On the computation of the minimal resolution of smooth parametric varieties

In this paper we give some results on the computation of the minimal resolution of the ideal $I(V)$ of a smooth parametric variety $V\subset\mathbb{P}^n_k$ of dimension $m$ represented by homogeneous polynomials of the same degree $r$ and without base points. We show that the Castelnuovo-Mumford regularity of $V$ is $reg(V) = min\{d\geq m - \lfloor \frac{m}{r}\rfloor\vert H_V(d) = {dr+m\choose m} \} + 1$, where $H_V(d)$ is the Hilbert function of $V$ . If $V$ has maximal rank and the minimal degree of a generator of $I(V)$ is $\alpha\geq m-\lfloor \frac{m}{r}\rfloor$ then $reg(V)\leq\alpha + 1$. In this case the shifts of the free modules $F_i$ of a minimal free resolution of $I(V)$ are at most two and we show that the Betti numbers are determined by computing the linear part of the resolution.

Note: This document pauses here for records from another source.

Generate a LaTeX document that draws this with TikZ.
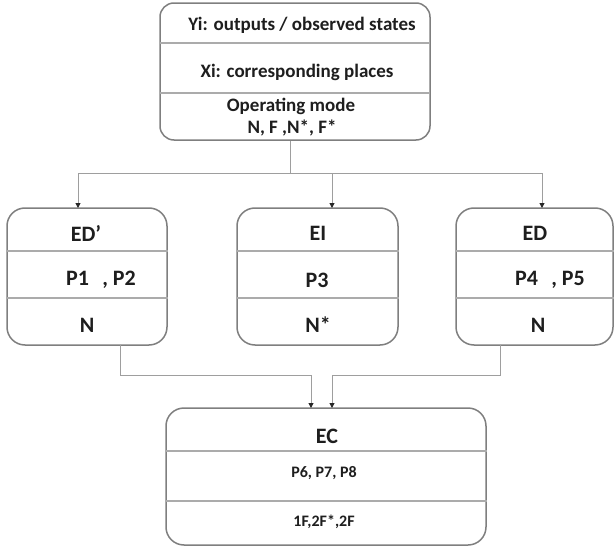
\documentclass[tikz,border=0pt]{standalone}
\usepackage{fontspec}
\setmainfont{Carlito}
\usetikzlibrary{arrows.meta}
\definecolor{boxline}{HTML}{7F7F7F}
\definecolor{divline}{HTML}{ABABAB}
\definecolor{connline}{HTML}{9E9E9E}
\definecolor{txt}{HTML}{1E1E1E}
\tikzset{
  box/.style={draw=boxline, line width=1.5pt, rounded corners=18pt, inner sep=0pt, fill=white},
  divider/.style={draw=divline, line width=1.2pt},
  conn/.style={draw=connline, line width=1pt},
  tip/.style={-{Triangle[width=5pt,length=5pt,color=black!85]}},
  lbl/.style={text=txt, font=\bfseries\fontsize{22}{26}\selectfont, inner sep=0pt},
  toplbl/.style={text=txt, font=\bfseries\fontsize{19}{23}\selectfont, inner sep=0pt},
  smalllbl/.style={text=txt, font=\bfseries\fontsize{16}{19}\selectfont, inner sep=0pt},
}
\begin{document}
\begin{tikzpicture}[x=1pt,y=-1pt]
\useasboundingbox (0,0) rectangle (614,546);

% ---- top box: outputs, places, operating mode
\node[box, rounded corners=14pt, minimum width=270pt, minimum height=137pt] (top) at (295,71.5) {};
\draw[divider] (160,43) -- (430,43) (160,93) -- (430,93);
\node[toplbl] (topA) at (302,25) {Yi: outputs / observed states};
\node[toplbl] (topB) at (297,72) {Xi: corresponding places};
\node[toplbl] (topC) at (291,106) {Operating mode};
\node[toplbl] (topD) at (292,128) {N, F ,N*, F*};

% ---- second row: ED', EI, ED
\node[box, minimum width=160pt, minimum height=137pt] (edp) at (87,276.5) {};
\node[box, minimum width=161pt, minimum height=137pt] (ei) at (317.5,276.5) {};
\node[box, minimum width=157pt, minimum height=137pt] (ed) at (534.5,276.5) {};
\foreach \b in {edp,ei,ed}{
  \draw[divider] (\b.west |- 0,251) -- (\b.east |- 0,251)
                 (\b.west |- 0,298) -- (\b.east |- 0,298);
}
\node[lbl] (edpA) at (86,233) {ED’};
\node[lbl] (edpB) at (101,280) {P1\hspace{0.6em}, P2};
\node[lbl] (edpC) at (87,325) {N};
\node[lbl] (eiA) at (318,233) {EI};
\node[lbl] (eiB) at (317,280) {P3};
\node[lbl] (eiC) at (318,325) {N*};
\node[lbl] (edA) at (535,233) {ED};
\node[lbl] (edB) at (550,280) {P4\hspace{0.6em}, P5};
\node[lbl] (edC) at (538,325) {N};

% ---- bottom box: EC
\node[box, minimum width=320pt, minimum height=137pt] (ec) at (326,476.5) {};
\draw[divider] (ec.west |- 0,451) -- (ec.east |- 0,451)
               (ec.west |- 0,501) -- (ec.east |- 0,501);
\node[lbl] (ecA) at (327,436) {EC};
\node[smalllbl] (ecB) at (324,473) {P6, P7, P8};
\node[smalllbl] (ecC) at (324,522) {1F,2F*,2F};

% ---- connectors from the top box to the three blocks
\coordinate (jt) at (290,173);
\coordinate (inL) at (78,208);
\coordinate (inM) at (332,208);
\coordinate (inR) at (542,208);
\draw[conn] (top.south -| jt) -- (jt);
\draw[conn, tip] (jt) -| (inL);
\draw[conn, tip] (jt) -| (inM);
\draw[conn, tip] (jt) -| (inR);

% ---- connectors from ED' and ED into EC
\coordinate (outL) at (120,345);
\coordinate (outR) at (500,345);
\coordinate (inEC1) at (311,408);
\coordinate (inEC2) at (332,408);
\coordinate (busB) at (0,375);
\draw[conn, tip] (outL) |- (busB -| inEC1) -- (inEC1);
\draw[conn, tip] (outR) |- (busB -| inEC2) -- (inEC2);
\end{tikzpicture}
\end{document}
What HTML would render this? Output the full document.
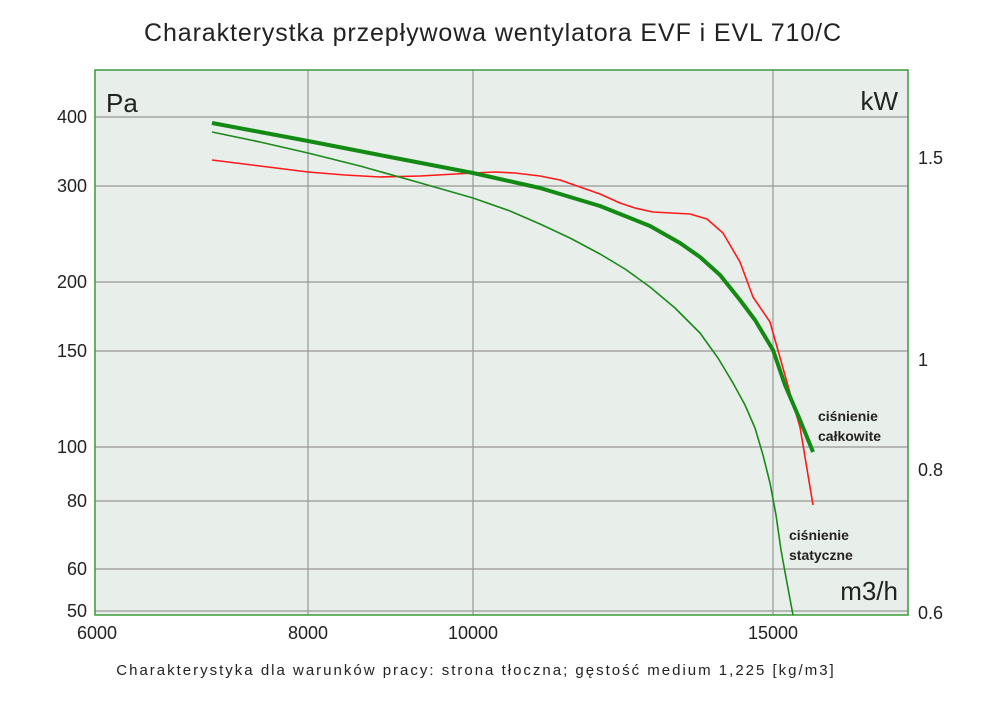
<!DOCTYPE html>
<html><head><meta charset="utf-8"><style>
body{margin:0;background:#fff;}
svg text{font-family:"Liberation Sans","DejaVu Sans",sans-serif;fill:#222;}
</style></head><body>
<svg width="1000" height="706" viewBox="0 0 1000 706" xmlns="http://www.w3.org/2000/svg">
<rect width="1000" height="706" fill="#fff"/>
<text x="493" y="41" font-size="25" text-anchor="middle" letter-spacing="0.9">Charakterystka przepływowa wentylatora EVF i EVL 710/C</text>
<rect x="95" y="70" width="813" height="545" fill="#e8eee9"/>
<g stroke="#999" stroke-width="1.2">
<line x1="95" y1="117" x2="908" y2="117"/>
<line x1="95" y1="186" x2="908" y2="186"/>
<line x1="95" y1="282" x2="908" y2="282"/>
<line x1="95" y1="351" x2="908" y2="351"/>
<line x1="95" y1="447" x2="908" y2="447"/>
<line x1="95" y1="501" x2="908" y2="501"/>
<line x1="95" y1="569" x2="908" y2="569"/>
<line x1="95" y1="611" x2="908" y2="611"/>
<line x1="308" y1="70" x2="308" y2="615"/>
<line x1="473" y1="70" x2="473" y2="615"/>
<line x1="773" y1="70" x2="773" y2="615"/>
</g>
<rect x="95" y="70" width="813" height="545" fill="none" stroke="#3a9a3a" stroke-width="1.5"/>
<polyline fill="none" stroke="#ff1a1a" stroke-width="1.6" stroke-linejoin="round" points="212,160 260,166 308,172 345,175 380,177 420,176 473,173 495,172 515,173 540,176 560,180 580,187 600,194 620,203 635,208 653,212 690,214 707,219 723,233 740,262 753,297 770,322 790,393 800,427 813,505"/>
<polyline fill="none" stroke="#1a8a1a" stroke-width="1.6" stroke-linejoin="round" points="212,132 260,142 308,153 360,166 410,180 473,198 510,211 540,224 570,238 600,254 625,269 650,287 675,308 700,333 718,358 733,383 745,405 755,428 763,455 770,483 776,515 781,550 787,583 793,615"/>
<polyline fill="none" stroke="#138a13" stroke-width="4" stroke-linejoin="round" points="212,123 260,132 308,141 390,157 473,173 540,188 600,206 650,226 680,243 700,257 720,275 740,300 755,320 773,350 785,385 800,420 813,452"/>
<text x="106" y="112" font-size="26">Pa</text>
<text x="898" y="110" font-size="26" text-anchor="end">kW</text>
<text x="898" y="600" font-size="26" text-anchor="end">m3/h</text>
<g font-size="14" font-weight="bold" fill="#222">
<text x="818" y="421">ciśnienie</text>
<text x="818" y="441">całkowite</text>
<text x="789" y="540">ciśnienie</text>
<text x="789" y="560">statyczne</text>
</g>
<g font-size="18" text-anchor="end">
<text x="87" y="123">400</text>
<text x="87" y="192">300</text>
<text x="87" y="288">200</text>
<text x="87" y="357">150</text>
<text x="87" y="453">100</text>
<text x="87" y="507">80</text>
<text x="87" y="575">60</text>
<text x="87" y="617">50</text>
</g>
<g font-size="18">
<text x="918" y="164">1.5</text>
<text x="918" y="366">1</text>
<text x="918" y="476">0.8</text>
<text x="918" y="619">0.6</text>
</g>
<g font-size="18" text-anchor="middle">
<text x="97" y="639">6000</text>
<text x="308" y="639">8000</text>
<text x="473" y="639">10000</text>
<text x="773" y="639">15000</text>
</g>
<text x="476" y="675" font-size="15" text-anchor="middle" letter-spacing="2">Charakterystyka dla warunków pracy: strona tłoczna; gęstość medium 1,225 [kg/m3]</text>
</svg>
</body></html>
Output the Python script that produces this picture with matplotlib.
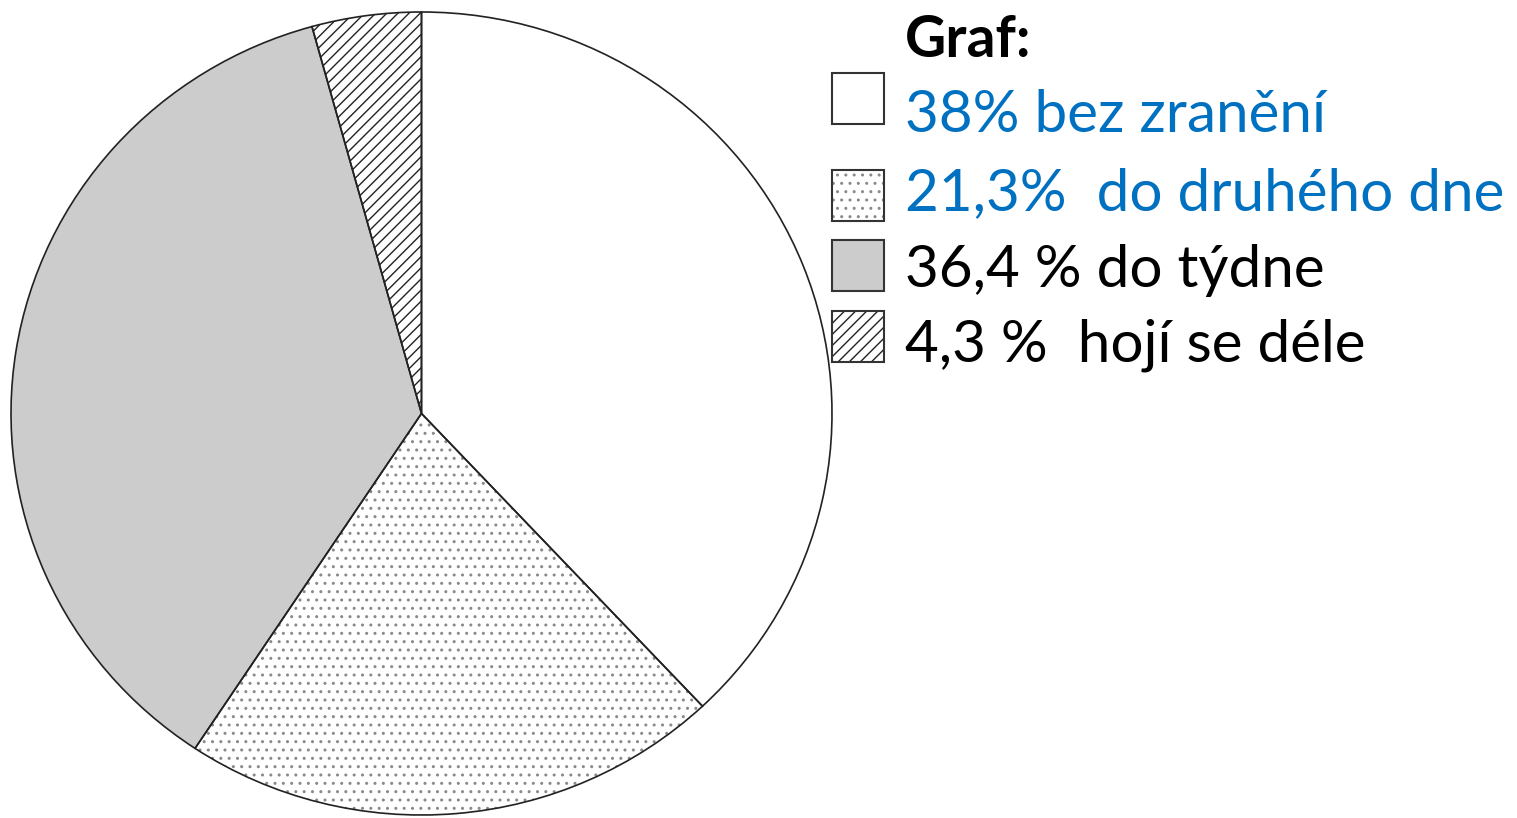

In particular, if $V$ is minimally resolved the $F_i$ have one shift, for all but one $i$. We show that if $(a_1, ..., a_q)\in k^q$ are the coefficients of the polynomials that represent $V$ there is an open subset $U$ of $\mathbb{A}^q_k$ such that, if $(a_1, ..., a_q)\in U$, $V$ is minimally resolved and that it is possible to check that $U$ is non-empty for fixed $m, n, r$ by computer.